How StyleGAN Works: Generative Models for Photorealistic Image Synthesis

Understanding Generative Adversarial Networks (GANs)

To grasp how StyleGAN operates, we first need to understand the foundational concept of Generative Adversarial Networks, or GANs. Introduced by Ian Goodfellow and his colleagues in 2014, GANs are a class of machine learning frameworks designed for generative modeling. Generative modeling is a type of unsupervised learning that involves automatically discovering and learning the regularities or patterns in input data in such a way that the model can generate new examples that plausibly come from the original dataset.

A GAN consists of two main components: a generator and a discriminator. The generator takes random noise as input and produces images. The discriminator, on the other hand, receives images and outputs a probability indicating whether they are real (from the training dataset) or fake (produced by the generator).

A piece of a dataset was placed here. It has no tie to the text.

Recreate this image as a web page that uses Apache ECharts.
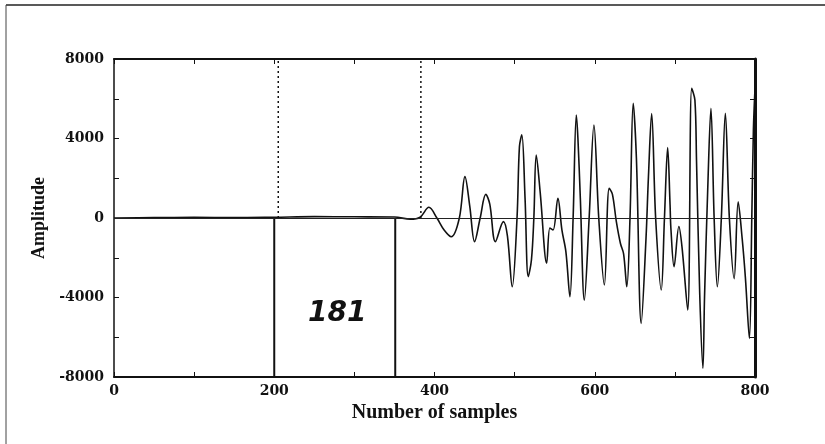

The two components are in constant competition, with the generator aiming to create increasingly realistic images to fool the discriminator, while the discriminator strives to become better at distinguishing real images from fake ones. This adversarial process continues until the generator produces photorealistic images that the discriminator cannot easily distinguish from real ones.

Introducing StyleGAN

StyleGAN, introduced by researchers at NVIDIA, builds on the standard GAN architecture with enhancements that allow for more control over the image generation process. Unlike traditional GANs, StyleGAN introduces an intermediate latent space which enables more granular control over the style and features of the generated images. This means that an artist or developer can manipulate specific aspects of the image, such as texture, color, or even facial expressions in the context of generating human faces.

One of the key innovations of StyleGAN is the ability to separate high-level attributes of an image (such as pose and identity) from finer details (like freckles or hair texture). This separation is achieved through a novel generator architecture that adds adaptive instance normalization (AdaIN) layers. These layers allow for seamless style mixing by combining different latent codes at various levels of the network.

Exploring Style Mixing and Resolution

StyleGAN's style mixing capabilities are primarily facilitated by its unique architecture. In traditional GANs, the input latent vector directly feeds into the generator. However, in StyleGAN, this process is modified to allow for the input of multiple latent vectors, each influencing different aspects of the image. This approach enables style mixing, where distinct styles can be merged to create hybrid images. For example, one latent vector might determine the hairstyle, while another dictates the facial structure.

Moreover, StyleGAN leverages a progressive growing technique that generates images at increasingly higher resolutions. This method involves training the GAN to produce low-resolution images initially and gradually adding layers to increase the resolution. This progressive approach not only enhances image quality but also stabilizes training, reducing common issues such as mode collapse, where the generator produces a limited variety of images.

Applications of StyleGAN

StyleGAN has set a benchmark in the field of generative models due to its ability to produce high-quality, photorealistic images. Its applications span several domains. In the entertainment industry, StyleGAN is used for creating realistic avatars, special effects, and even digital doubles of actors. In fashion and design, it aids in generating new styles and prototypes quickly, allowing designers to explore creative possibilities without physical limitations.

Beyond commercial applications, StyleGAN has also found a place in academic research and the arts. It is used for data augmentation in training datasets, thereby enhancing the robustness of machine learning models. Artists and creators have utilized StyleGAN to produce innovative artworks, pushing the boundaries of traditional art forms by blending technology with creativity.

Challenges and Future Directions

Despite its impressive capabilities, StyleGAN is not without challenges. One significant concern is the ethical implications of generating hyper-realistic images that can be used for misinformation or to create deepfakes. Ensuring responsible use of this technology is paramount, and ongoing discussions are focused on creating guidelines for ethical applications.

Additionally, the computational cost of training and using StyleGAN models remains high. Researchers are actively exploring ways to optimize these models, making them more accessible and efficient. Future developments in StyleGAN and similar generative models will likely focus on reducing these costs while enhancing the quality and diversity of generated images.

Conclusion

StyleGAN represents a significant advancement in the world of generative models, offering unprecedented control and quality in image synthesis. Its innovative architecture and capabilities have paved the way for a wide array of applications, from entertainment to research. As we continue to harness the power of AI, StyleGAN serves as a testament to the potential of machine learning in shaping the future of visual media.